The lines to extract run from the first line of the material below to the line containing "import matplotlib.pyplot as plt", both included; leave the pictures behind.
--- begin Data shown ---
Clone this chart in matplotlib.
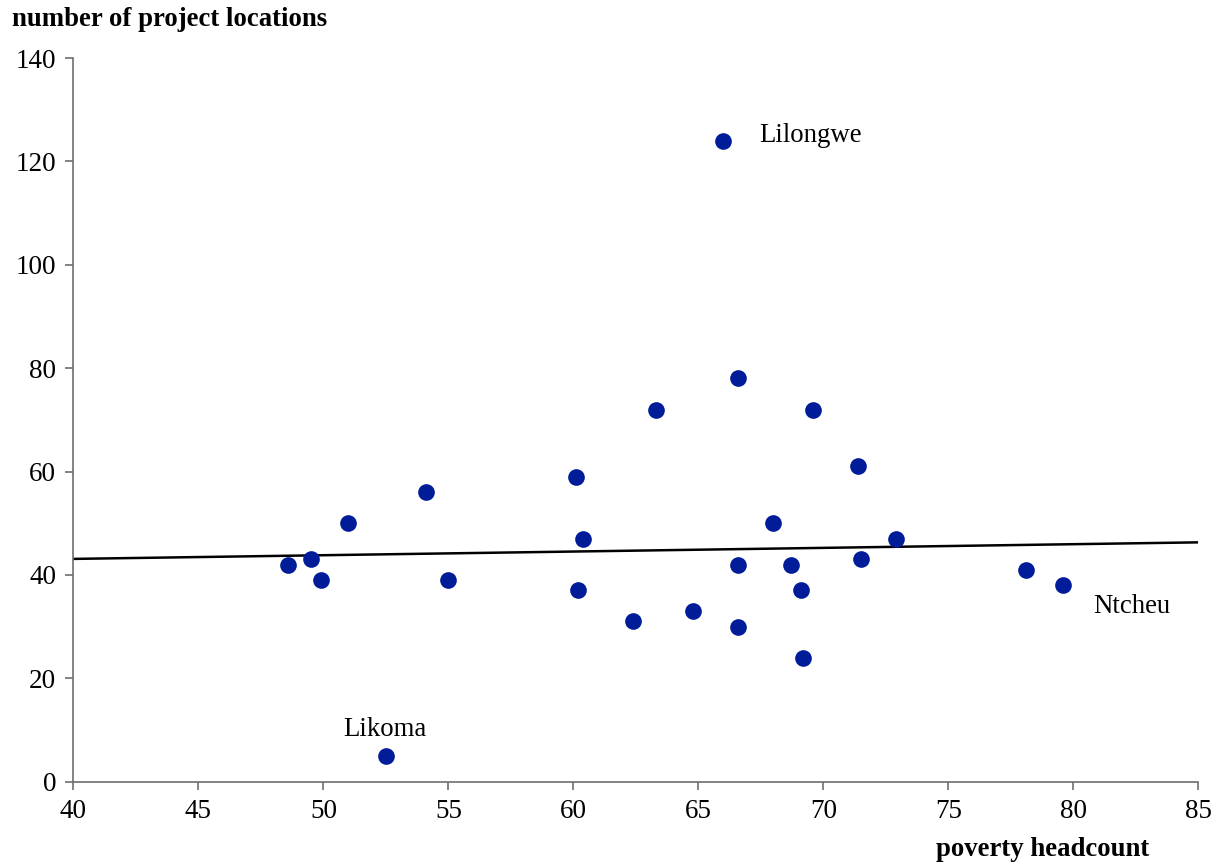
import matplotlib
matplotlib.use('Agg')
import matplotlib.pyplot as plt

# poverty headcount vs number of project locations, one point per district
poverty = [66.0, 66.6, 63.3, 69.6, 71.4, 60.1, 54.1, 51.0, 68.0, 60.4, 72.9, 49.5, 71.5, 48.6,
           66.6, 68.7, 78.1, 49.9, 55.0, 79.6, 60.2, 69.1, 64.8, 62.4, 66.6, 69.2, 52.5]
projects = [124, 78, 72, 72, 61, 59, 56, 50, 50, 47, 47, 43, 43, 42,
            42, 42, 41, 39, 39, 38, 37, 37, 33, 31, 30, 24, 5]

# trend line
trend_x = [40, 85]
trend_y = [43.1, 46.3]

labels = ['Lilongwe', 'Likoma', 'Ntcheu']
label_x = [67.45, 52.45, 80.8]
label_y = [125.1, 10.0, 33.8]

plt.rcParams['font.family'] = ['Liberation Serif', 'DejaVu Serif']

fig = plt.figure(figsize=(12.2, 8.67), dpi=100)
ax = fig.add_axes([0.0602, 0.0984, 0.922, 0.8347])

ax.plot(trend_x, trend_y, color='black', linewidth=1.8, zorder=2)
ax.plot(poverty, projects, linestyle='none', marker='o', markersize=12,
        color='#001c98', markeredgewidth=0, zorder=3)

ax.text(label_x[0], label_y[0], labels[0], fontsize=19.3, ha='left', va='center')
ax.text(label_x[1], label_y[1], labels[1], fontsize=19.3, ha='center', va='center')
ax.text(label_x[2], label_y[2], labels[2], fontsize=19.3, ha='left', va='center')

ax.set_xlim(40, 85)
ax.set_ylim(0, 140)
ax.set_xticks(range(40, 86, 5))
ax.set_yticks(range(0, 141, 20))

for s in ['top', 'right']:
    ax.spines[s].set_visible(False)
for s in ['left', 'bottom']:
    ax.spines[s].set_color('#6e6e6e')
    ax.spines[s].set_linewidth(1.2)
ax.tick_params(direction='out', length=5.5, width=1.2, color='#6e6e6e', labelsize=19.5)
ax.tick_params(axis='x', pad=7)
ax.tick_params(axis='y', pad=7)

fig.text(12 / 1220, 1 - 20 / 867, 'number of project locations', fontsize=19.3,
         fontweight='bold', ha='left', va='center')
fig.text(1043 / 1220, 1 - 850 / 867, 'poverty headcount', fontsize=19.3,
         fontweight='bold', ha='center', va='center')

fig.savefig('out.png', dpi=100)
--- end Data shown ---
*Full response*
Clone this chart in matplotlib.
import matplotlib
matplotlib.use('Agg')
import matplotlib.pyplot as plt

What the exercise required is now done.